━━ Provided material
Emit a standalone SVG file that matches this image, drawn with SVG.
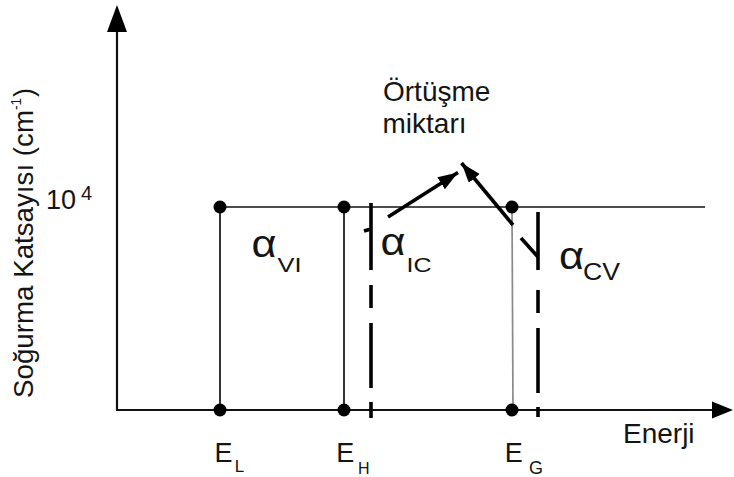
<svg xmlns="http://www.w3.org/2000/svg" width="734" height="477" viewBox="0 0 734 477">
<style>
text{font-family:"Liberation Sans",Arial,sans-serif;fill:#141414}
.ax{stroke:#111;stroke-width:2.2;fill:none}
.thin{stroke:#111;stroke-width:1.7;fill:none}
.grey{stroke:#8a8a8a;stroke-width:1.7;fill:none}
.dash{stroke:#000;stroke-width:3.6;fill:none}
.arr{stroke:#000;stroke-width:3.6;fill:none}
.dot{fill:#000}
.al{font-size:38px}
</style>
<defs>
<marker id="head" markerUnits="userSpaceOnUse" markerWidth="22" markerHeight="16" refX="20" refY="7" orient="auto">
<path d="M0,0 L20,7 L0,14 Z" fill="#000"/>
</marker>
</defs>
<g id="axes">
<line class="ax" x1="117" y1="410" x2="117" y2="28"/>
<path d="M117,5 L107,32 L127,32 Z" fill="#000"/>
<line class="ax" x1="116" y1="410" x2="714" y2="410"/>
<path d="M733,410 L712,401.5 L712,418.5 Z" fill="#000"/>
</g>
<g id="connectors">
<line class="thin" x1="220" y1="207" x2="705" y2="207"/>
<line class="thin" x1="220" y1="207" x2="220" y2="410"/>
<line class="thin" x1="344" y1="207" x2="344" y2="410"/>
<line class="grey" x1="512" y1="207" x2="513" y2="410"/>
<g id="dash-ic">
<line class="dash" x1="371" y1="203" x2="371" y2="270"/>
<line class="dash" x1="371" y1="285" x2="371" y2="308"/>
<line class="dash" x1="371" y1="323" x2="371" y2="388"/>
<line class="dash" x1="371" y1="402" x2="371" y2="418"/>
<line class="dash" x1="364" y1="231" x2="371" y2="229" stroke-width="3"/>
</g>
<g id="dash-cv">
<line class="dash" x1="538" y1="212" x2="538" y2="270"/>
<line class="dash" x1="538" y1="290" x2="538" y2="313"/>
<line class="dash" x1="538" y1="328" x2="538" y2="393"/>
<line class="dash" x1="538" y1="407" x2="538" y2="417"/>
<line class="dash" x1="521" y1="238" x2="538" y2="257"/>
</g>
<line class="arr" x1="388" y1="217" x2="458" y2="172.5" marker-end="url(#head)"/>
<line class="arr" x1="513" y1="225" x2="461.5" y2="163" marker-end="url(#head)"/>
</g>
<g id="points">
<circle class="dot" cx="220" cy="207" r="6.5"/>
<circle class="dot" cx="344" cy="207" r="6.5"/>
<circle class="dot" cx="512" cy="207" r="6.5"/>
<circle class="dot" cx="220" cy="410" r="6.5"/>
<circle class="dot" cx="344" cy="410" r="6.5"/>
<circle class="dot" cx="512" cy="410" r="6.5"/>
</g>
<g id="ylabel">
<text transform="translate(33,398) rotate(-90)" font-size="27" textLength="288" lengthAdjust="spacingAndGlyphs">Soğurma Katsayısı  (cm</text>
<text transform="translate(21,110) rotate(-90)" font-size="15" textLength="12" lengthAdjust="spacingAndGlyphs">-1</text>
<text transform="translate(33,97) rotate(-90)" font-size="27">)</text>
</g>
<g id="tick-label">
<text x="46" y="208.5" font-size="27">10</text>
<text x="81" y="200" font-size="20">4</text>
</g>
<g id="overlap-label">
<text x="383" y="101" font-size="28">Örtüşme</text>
<text x="382.5" y="133" font-size="28">miktarı</text>
</g>
<g id="alpha-VI">
<text class="al" x="251.5" y="257" textLength="25" lengthAdjust="spacingAndGlyphs">α</text>
<text x="277.5" y="271.7" font-size="20" textLength="24" lengthAdjust="spacingAndGlyphs">VI</text>
</g>
<g id="alpha-IC">
<text class="al" x="380.5" y="254.5" textLength="25" lengthAdjust="spacingAndGlyphs">α</text>
<text x="406.5" y="271.7" font-size="21" textLength="25" lengthAdjust="spacingAndGlyphs">IC</text>
</g>
<g id="alpha-CV">
<text class="al" x="559" y="268.5" textLength="25" lengthAdjust="spacingAndGlyphs">α</text>
<text x="583" y="280" font-size="24" textLength="37" lengthAdjust="spacingAndGlyphs">CV</text>
</g>
<g id="EL"><text x="214.6" y="462" font-size="27">E</text><text x="234.8" y="471.7" font-size="17">L</text></g>
<g id="EH"><text x="336.3" y="462" font-size="27">E</text><text x="358" y="474" font-size="16">H</text></g>
<g id="EG"><text x="504.7" y="462" font-size="27">E</text><text x="529" y="474" font-size="18">G</text></g>
<g id="xlabel"><text x="623" y="443.3" font-size="28">Enerji</text></g>
</svg>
━━━━
• **Aim**: Every line of the data should be copied as it stands, without the images.

• **Answer below**:
Emit a standalone SVG file that matches this image, drawn with SVG.
<svg xmlns="http://www.w3.org/2000/svg" width="734" height="477" viewBox="0 0 734 477">
<style>
text{font-family:"Liberation Sans",Arial,sans-serif;fill:#141414}
.ax{stroke:#111;stroke-width:2.2;fill:none}
.thin{stroke:#111;stroke-width:1.7;fill:none}
.grey{stroke:#8a8a8a;stroke-width:1.7;fill:none}
.dash{stroke:#000;stroke-width:3.6;fill:none}
.arr{stroke:#000;stroke-width:3.6;fill:none}
.dot{fill:#000}
.al{font-size:38px}
</style>
<defs>
<marker id="head" markerUnits="userSpaceOnUse" markerWidth="22" markerHeight="16" refX="20" refY="7" orient="auto">
<path d="M0,0 L20,7 L0,14 Z" fill="#000"/>
</marker>
</defs>
<g id="axes">
<line class="ax" x1="117" y1="410" x2="117" y2="28"/>
<path d="M117,5 L107,32 L127,32 Z" fill="#000"/>
<line class="ax" x1="116" y1="410" x2="714" y2="410"/>
<path d="M733,410 L712,401.5 L712,418.5 Z" fill="#000"/>
</g>
<g id="connectors">
<line class="thin" x1="220" y1="207" x2="705" y2="207"/>
<line class="thin" x1="220" y1="207" x2="220" y2="410"/>
<line class="thin" x1="344" y1="207" x2="344" y2="410"/>
<line class="grey" x1="512" y1="207" x2="513" y2="410"/>
<g id="dash-ic">
<line class="dash" x1="371" y1="203" x2="371" y2="270"/>
<line class="dash" x1="371" y1="285" x2="371" y2="308"/>
<line class="dash" x1="371" y1="323" x2="371" y2="388"/>
<line class="dash" x1="371" y1="402" x2="371" y2="418"/>
<line class="dash" x1="364" y1="231" x2="371" y2="229" stroke-width="3"/>
</g>
<g id="dash-cv">
<line class="dash" x1="538" y1="212" x2="538" y2="270"/>
<line class="dash" x1="538" y1="290" x2="538" y2="313"/>
<line class="dash" x1="538" y1="328" x2="538" y2="393"/>
<line class="dash" x1="538" y1="407" x2="538" y2="417"/>
<line class="dash" x1="521" y1="238" x2="538" y2="257"/>
</g>
<line class="arr" x1="388" y1="217" x2="458" y2="172.5" marker-end="url(#head)"/>
<line class="arr" x1="513" y1="225" x2="461.5" y2="163" marker-end="url(#head)"/>
</g>
<g id="points">
<circle class="dot" cx="220" cy="207" r="6.5"/>
<circle class="dot" cx="344" cy="207" r="6.5"/>
<circle class="dot" cx="512" cy="207" r="6.5"/>
<circle class="dot" cx="220" cy="410" r="6.5"/>
<circle class="dot" cx="344" cy="410" r="6.5"/>
<circle class="dot" cx="512" cy="410" r="6.5"/>
</g>
<g id="ylabel">
<text transform="translate(33,398) rotate(-90)" font-size="27" textLength="288" lengthAdjust="spacingAndGlyphs">Soğurma Katsayısı  (cm</text>
<text transform="translate(21,110) rotate(-90)" font-size="15" textLength="12" lengthAdjust="spacingAndGlyphs">-1</text>
<text transform="translate(33,97) rotate(-90)" font-size="27">)</text>
</g>
<g id="tick-label">
<text x="46" y="208.5" font-size="27">10</text>
<text x="81" y="200" font-size="20">4</text>
</g>
<g id="overlap-label">
<text x="383" y="101" font-size="28">Örtüşme</text>
<text x="382.5" y="133" font-size="28">miktarı</text>
</g>
<g id="alpha-VI">
<text class="al" x="251.5" y="257" textLength="25" lengthAdjust="spacingAndGlyphs">α</text>
<text x="277.5" y="271.7" font-size="20" textLength="24" lengthAdjust="spacingAndGlyphs">VI</text>
</g>
<g id="alpha-IC">
<text class="al" x="380.5" y="254.5" textLength="25" lengthAdjust="spacingAndGlyphs">α</text>
<text x="406.5" y="271.7" font-size="21" textLength="25" lengthAdjust="spacingAndGlyphs">IC</text>
</g>
<g id="alpha-CV">
<text class="al" x="559" y="268.5" textLength="25" lengthAdjust="spacingAndGlyphs">α</text>
<text x="583" y="280" font-size="24" textLength="37" lengthAdjust="spacingAndGlyphs">CV</text>
</g>
<g id="EL"><text x="214.6" y="462" font-size="27">E</text><text x="234.8" y="471.7" font-size="17">L</text></g>
<g id="EH"><text x="336.3" y="462" font-size="27">E</text><text x="358" y="474" font-size="16">H</text></g>
<g id="EG"><text x="504.7" y="462" font-size="27">E</text><text x="529" y="474" font-size="18">G</text></g>
<g id="xlabel"><text x="623" y="443.3" font-size="28">Enerji</text></g>
</svg>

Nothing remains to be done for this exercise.